Day +14 — formal demand
If we have heard nothing and the position is still uncured, we send a formal demand letter. This is the first communication that quotes the agreement clause being relied on and gives a 14-day window to pay or to enter a forbearance arrangement. You can still talk to us — we will not escalate while a genuine arrangement is being negotiated.
Day +28 — final demand
Last warning before formal default. Same 14-day pay-or-arrange window. This is the last opportunity to resolve informally.
Day +42 — notice of default
If nothing has changed, we register a default with the business credit reference agencies (Experian Business, Creditsafe, Equifax Business). This affects the company’s ability to obtain commercial credit for up to 6 years. The agreement becomes subject to immediate demand.
Forbearance — your way out
At any point in the above timeline, you can ask for forbearance. We have three standard forms:
- Reduced payment — pay a smaller amount each cycle for an agreed window.
- Payment holiday — pause Direct Debit collections for a defined period while interest continues to accrue on the outstanding balance.
- Term extension — extend the repayment period so each scheduled payment is smaller.
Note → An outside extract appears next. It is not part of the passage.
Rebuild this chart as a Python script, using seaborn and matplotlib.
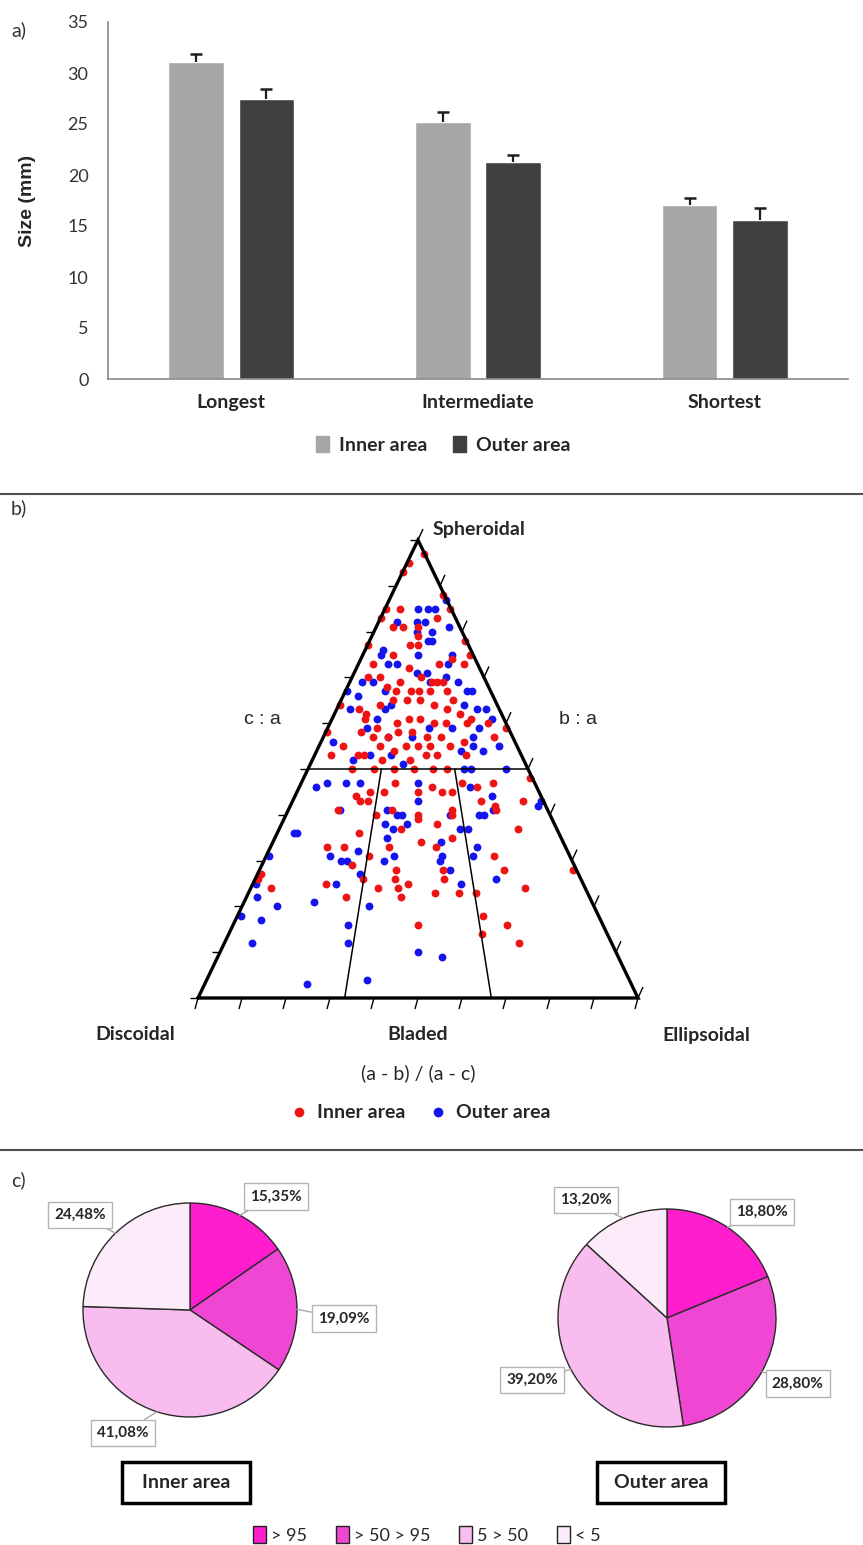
import numpy as np
import pandas as pd
import matplotlib
matplotlib.use("Agg")
import matplotlib.pyplot as plt
from matplotlib.patches import Patch, Rectangle
from matplotlib.lines import Line2D
from matplotlib.collections import LineCollection
import seaborn as sns

W, H = 863, 1545

# a) axis sizes
dims = ["Longest", "Intermediate", "Shortest"]
areas = ["Inner area", "Outer area"]
inner_size = [31.1, 25.2, 17.1]
outer_size = [27.5, 21.3, 15.6]
inner_err = [0.75, 1.0, 0.6]
outer_err = [0.9, 0.65, 1.15]

# b) Sneed & Folk form diagram: c/a and (a-b)/(a-c)
inner_ca = [0.97, 0.95, 0.93, 0.88, 0.85, 0.85, 0.83, 0.85, 0.83, 0.81, 0.81, 0.81, 0.79, 0.77, 0.77,
            0.77, 0.75, 0.78, 0.75, 0.74, 0.73, 0.73, 0.72, 0.73, 0.70, 0.70, 0.68, 0.69, 0.70, 0.69,
            0.69, 0.69, 0.67, 0.67, 0.67, 0.67, 0.67, 0.65, 0.63, 0.62, 0.64, 0.65, 0.65, 0.65, 0.64,
            0.63, 0.62, 0.61, 0.64, 0.61, 0.59, 0.60, 0.61, 0.61, 0.60, 0.60, 0.60, 0.60, 0.58, 0.55,
            0.53, 0.58, 0.57, 0.57, 0.58, 0.58, 0.57, 0.57, 0.55, 0.56, 0.57, 0.59, 0.55, 0.54, 0.55,
            0.55, 0.55, 0.53, 0.53, 0.52, 0.52, 0.53, 0.53, 0.53, 0.50, 0.50, 0.50, 0.50, 0.50, 0.50,
            0.48, 0.44, 0.45, 0.43, 0.43, 0.45, 0.47, 0.45, 0.46, 0.45, 0.45, 0.47, 0.46, 0.47, 0.41,
            0.40, 0.41, 0.40, 0.39, 0.38, 0.41, 0.40, 0.43, 0.42, 0.41, 0.43, 0.36, 0.37, 0.35, 0.37,
            0.33, 0.33, 0.31, 0.29, 0.26, 0.33, 0.34, 0.33, 0.28, 0.26, 0.28, 0.26, 0.25, 0.24, 0.22,
            0.24, 0.23, 0.23, 0.23, 0.31, 0.28, 0.24, 0.25, 0.22, 0.24, 0.27, 0.26, 0.18, 0.14, 0.16,
            0.16, 0.12, 0.28]
inner_abac = [0.98, 0.08, 0.02, 0.98, 0.99, 0.01, 0.01, 0.23, 0.75, 0.20, 0.32, 0.50, 0.50, 0.42, 0.50,
              0.01, 0.27, 0.99, 0.97, 0.80, 0.89, 0.12, 0.43, 0.68, 0.12, 0.21, 0.28, 0.37, 0.52, 0.60,
              0.64, 0.68, 0.35, 0.45, 0.51, 0.58, 0.70, 0.73, 0.14, 0.19, 0.26, 0.34, 0.43, 0.51, 0.60,
              0.68, 0.75, 0.81, 0.01, 0.19, 0.27, 0.38, 0.45, 0.51, 0.59, 0.66, 0.78, 0.90, 0.01, 0.12,
              0.08, 0.19, 0.26, 0.34, 0.39, 0.47, 0.55, 0.62, 0.66, 0.74, 0.90, 0.99, 0.31, 0.38, 0.44,
              0.50, 0.56, 0.21, 0.24, 0.33, 0.46, 0.54, 0.59, 0.73, 0.20, 0.30, 0.39, 0.48, 0.57, 0.63,
              0.99, 0.25, 0.30, 0.27, 0.30, 0.36, 0.40, 0.50, 0.56, 0.60, 0.64, 0.69, 0.75, 0.82, 0.19,
              0.34, 0.40, 0.50, 0.50, 0.57, 0.63, 0.63, 0.75, 0.80, 0.80, 0.92, 0.29, 0.44, 0.62, 0.86,
              0.19, 0.25, 0.34, 0.29, 0.33, 0.40, 0.51, 0.56, 0.43, 0.43, 0.58, 0.58, 0.47, 0.44, 0.45,
              0.38, 0.55, 0.62, 0.67, 0.75, 0.77, 0.82, 0.22, 0.29, 0.06, 0.01, 0.01, 0.68, 0.67, 0.50,
              0.74, 0.76, 0.99]
outer_ca = [0.85, 0.85, 0.85, 0.87, 0.81, 0.82, 0.82, 0.82, 0.80, 0.78, 0.78, 0.80, 0.76, 0.75, 0.73,
            0.73, 0.75, 0.75, 0.73, 0.69, 0.69, 0.67, 0.64, 0.63, 0.71, 0.71, 0.69, 0.70, 0.69, 0.67,
            0.67, 0.64, 0.63, 0.63, 0.61, 0.67, 0.66, 0.63, 0.61, 0.59, 0.57, 0.57, 0.59, 0.59, 0.57,
            0.59, 0.56, 0.52, 0.53, 0.53, 0.51, 0.54, 0.55, 0.54, 0.55, 0.50, 0.50, 0.50, 0.46, 0.47,
            0.47, 0.47, 0.47, 0.46, 0.44, 0.42, 0.43, 0.43, 0.41, 0.41, 0.40, 0.40, 0.38, 0.37, 0.38,
            0.40, 0.40, 0.40, 0.41, 0.37, 0.37, 0.36, 0.36, 0.35, 0.34, 0.33, 0.31, 0.31, 0.31, 0.32,
            0.30, 0.30, 0.30, 0.31, 0.31, 0.30, 0.28, 0.27, 0.25, 0.25, 0.26, 0.22, 0.20, 0.21, 0.20,
            0.25, 0.18, 0.17, 0.16, 0.12, 0.12, 0.10, 0.09, 0.03, 0.04]
outer_abac = [0.50, 0.65, 0.76, 0.99, 0.87, 0.23, 0.49, 0.59, 0.66, 0.60, 0.64, 0.49, 0.17, 0.16, 0.25,
              0.32, 0.50, 0.81, 0.75, 0.09, 0.17, 0.27, 0.33, 0.30, 0.49, 0.57, 0.59, 0.71, 0.79, 0.84,
              0.87, 0.79, 0.86, 0.92, 0.93, 0.01, 0.10, 0.08, 0.26, 0.22, 0.34, 0.47, 0.56, 0.69, 0.79,
              0.84, 0.06, 0.19, 0.27, 0.37, 0.43, 0.71, 0.78, 0.82, 0.91, 0.90, 0.74, 0.71, 0.07, 0.11,
              0.19, 0.25, 0.50, 0.72, 0.80, 0.97, 0.99, 0.50, 0.20, 0.38, 0.42, 0.44, 0.38, 0.41, 0.46,
              0.62, 0.73, 0.75, 0.79, 0.65, 0.68, 0.07, 0.06, 0.39, 0.58, 0.70, 0.68, 0.01, 0.21, 0.30,
              0.25, 0.27, 0.39, 0.42, 0.58, 0.57, 0.60, 0.32, 0.25, 0.63, 0.74, 0.03, 0.10, 0.20, 0.36,
              0.01, 0.01, 0.07, 0.31, 0.07, 0.32, 0.50, 0.56, 0.24, 0.38]

# c) roundness classes (%)
classes = ["> 95", "> 50 > 95", "5 > 50", "< 5"]
inner_pct = [15.35, 19.09, 41.08, 24.48]
outer_pct = [18.80, 28.80, 39.20, 13.20]


def box(x0, y0, x1, y1):
    # pixel box (top-left origin) -> figure fraction rect
    return [x0 / W, 1 - y1 / H, (x1 - x0) / W, (y1 - y0) / H]


def fpos(x, y):
    return x / W, 1 - y / H


sns.set_theme(style="white")
plt.rcParams["font.family"] = ["Lato", "DejaVu Sans"]

fig = plt.figure(figsize=(W / 100, H / 100), dpi=100)

# ---------------- a) bar chart ----------------
ax = fig.add_axes(box(108, 22, 848, 379))
df_a = pd.DataFrame({"dim": dims * 2,
                     "area": [areas[0]] * 3 + [areas[1]] * 3,
                     "size": inner_size + outer_size})
bar_cols = ["#a6a6a6", "#404040"]
sns.barplot(data=df_a, x="dim", y="size", hue="area", palette=bar_cols, width=0.57, gap=0.21,
            errorbar=None, saturation=1, legend=False, ax=ax)
# upper error bars only, cap on top
for cont, err in zip(ax.containers, [inner_err, outer_err]):
    xs = np.array([b.get_x() + b.get_width() / 2 for b in cont])
    ys = np.array([b.get_height() for b in cont])
    ax.errorbar(xs, ys, yerr=[np.zeros(len(err)), err], fmt="none", ecolor="#1e1e1e",
                elinewidth=1.6, capsize=0)
    ax.plot(xs, ys + np.array(err), ls="none", marker="_", markersize=8.6, mew=1.8, color="#1e1e1e")
ax.set_xlim(-0.5, 2.5)
ax.set_ylim(0, 35)
ax.set_yticks(range(0, 36, 5))
ax.tick_params(axis="y", length=0, pad=14, labelsize=13, labelcolor="#333333")
ax.tick_params(axis="x", length=0, pad=11)
for t in ax.get_xticklabels():
    t.set_fontweight("bold")
    t.set_fontsize(14)
ax.set_xlabel("")
ax.set_ylabel("Size (mm)", fontsize=14, fontweight="bold", family="Liberation Sans")
ax.yaxis.set_label_coords(-0.097, 0.5)
sns.despine(ax=ax)
for s in ["left", "bottom"]:
    ax.spines[s].set_color("#8a8a8a")
    ax.spines[s].set_linewidth(1.2)

fig.legend(handles=[Patch(color=c) for c in bar_cols], labels=areas, loc="center",
           bbox_to_anchor=fpos(443, 445), ncol=2, frameon=False,
           prop=dict(weight="bold", size=14), handlelength=0.7, handleheight=0.85,
           handletextpad=0.5, columnspacing=1.3)

# ---------------- b) form diagram ----------------
axt = fig.add_axes(box(198, 540, 638, 998))
axt.set_xlim(0, 1)
axt.set_ylim(0, 1)
axt.axis("off")
px, py = 1 / 440, 1 / 458


def project(ca, abac):
    ca = np.asarray(ca)
    abac = np.asarray(abac)
    return 0.5 + (abac - 0.5) * (1 - ca), ca


ox, oy = project(outer_ca, outer_abac)
ix, iy = project(inner_ca, inner_abac)
sns.scatterplot(x=ox, y=oy, color="#1414ee", s=32, linewidth=0, ax=axt, clip_on=False, zorder=2)
sns.scatterplot(x=ix, y=iy, color="#ee1414", s=32, linewidth=0, ax=axt, clip_on=False, zorder=2)

axt.plot([0, 1, 0.5, 0], [0, 0, 1, 0], color="black", lw=2.4, clip_on=False,
         solid_joinstyle="miter", zorder=3)
# class boundaries
axt.plot([0.25, 0.75], [0.5, 0.5], color="black", lw=1.1, zorder=3)
for f in [1 / 3, 2 / 3]:
    axt.plot([0.5 + (f - 0.5) * 0.5, f], [0.5, 0], color="black", lw=1.1, zorder=3)
segs = []
for v in np.linspace(0, 1, 11):
    segs.append([(0.5 * v, v), (0.5 * v - 8 * px, v)])
    segs.append([(1 - 0.5 * v, v), (1 - 0.5 * v + 5 * px, v + 11 * py)])
    segs.append([(v, 0), (v - 3 * px, -11 * py)])
axt.add_collection(LineCollection(segs, colors="black", linewidths=1.0, clip_on=False))

fig.text(*fpos(433, 530), "Spheroidal", ha="left", va="center", fontsize=14, fontweight="bold")
fig.text(*fpos(262, 720), "c : a", ha="center", va="center", fontsize=14, family="Liberation Sans")
fig.text(*fpos(578, 720), "b : a", ha="center", va="center", fontsize=14, family="Liberation Sans")
for lbl, x in zip(["Discoidal", "Bladed", "Ellipsoidal"], [135, 418, 706]):
    fig.text(*fpos(x, 1035), lbl, ha="center", va="center", fontsize=14, fontweight="bold")
fig.text(*fpos(418, 1073), "(a - b) / (a - c)", ha="center", va="center", fontsize=14)
dot = dict(marker="o", linestyle="none", markersize=7, markeredgewidth=0)
fig.legend(handles=[Line2D([], [], color="#ee1414", **dot), Line2D([], [], color="#1414ee", **dot)],
           labels=areas, loc="center", bbox_to_anchor=fpos(422, 1113), ncol=2, frameon=False,
           prop=dict(weight="bold", size=14), handlelength=0.6, handletextpad=0.6,
           columnspacing=1.4)

# ---------------- c) pies ----------------
pie_cols = ["#ff1ecd", "#ef46d3", "#f8bdee", "#fcebf9"]
pies = [(inner_pct, 190, 1310, 107, [(0.80, 1.06), (1.44, -0.08), (-0.63, -1.15), (-1.03, 0.89)]),
        (outer_pct, 667, 1318, 109, [(0.87, 0.97), (1.20, -0.60), (-1.24, -0.57), (-0.74, 1.08)])]
for pct, cx, cy, r, lpos in pies:
    axp = fig.add_axes(box(cx - r, cy - r, cx + r, cy + r))
    wedges, _ = axp.pie(pct, colors=pie_cols, startangle=90, counterclock=False,
                        wedgeprops=dict(edgecolor="#2a2a2a", linewidth=1.0))
    axp.set_xlim(-1, 1)
    axp.set_ylim(-1, 1)
    for w in wedges:
        w.set_clip_on(False)
    for w, v, pos in zip(wedges, pct, lpos):
        th = np.deg2rad((w.theta1 + w.theta2) / 2)
        axp.annotate(f"{v:.2f}%".replace(".", ","), xy=(np.cos(th), np.sin(th)), xytext=pos,
                     ha="center", va="center", fontsize=11, fontweight="bold", annotation_clip=False,
                     bbox=dict(boxstyle="square,pad=0.4", fc="white", ec="#b4b4b4", lw=1),
                     arrowprops=dict(arrowstyle="-", color="#a8a8a8", lw=1, shrinkA=0, shrinkB=0))

for lbl, x0 in zip(areas, [122, 597]):
    fig.add_artist(Rectangle(fpos(x0, 1503), 128 / W, 41 / H, transform=fig.transFigure,
                             fill=False, ec="black", lw=2.5))
    fig.text(*fpos(x0 + 64, 1483), lbl, ha="center", va="center", fontsize=14, fontweight="bold")

fig.legend(handles=[Patch(fc=c, ec="#222222", lw=1) for c in pie_cols], labels=classes,
           loc="center", bbox_to_anchor=fpos(427, 1535), ncol=4, frameon=False, fontsize=13,
           handlelength=0.7, handleheight=1.0, handletextpad=0.3, columnspacing=1.6)

# panel letters and separators
for lbl, y in [("a)", 30), ("b)", 508), ("c)", 1180)]:
    fig.text(*fpos(11, y), lbl, ha="left", va="center", fontsize=14, color="#333333")
for y in [494, 1150]:
    fig.add_artist(Line2D([0, 1], [1 - y / H, 1 - y / H], transform=fig.transFigure,
                          color="#505050", lw=1.5))

fig.savefig("out.png", dpi=100)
While a forbearance arrangement is in place we do not register missed-payment markers for any payment made under the arrangement on time, and we do not pursue formal collections. The 100% per-agreement cost cap continues to apply.
Free independent help
If you would like to talk to someone who is not us, free, independent advice on business debt is available from Business Debtline (0800 197 6026), FSB and Citizens Advice.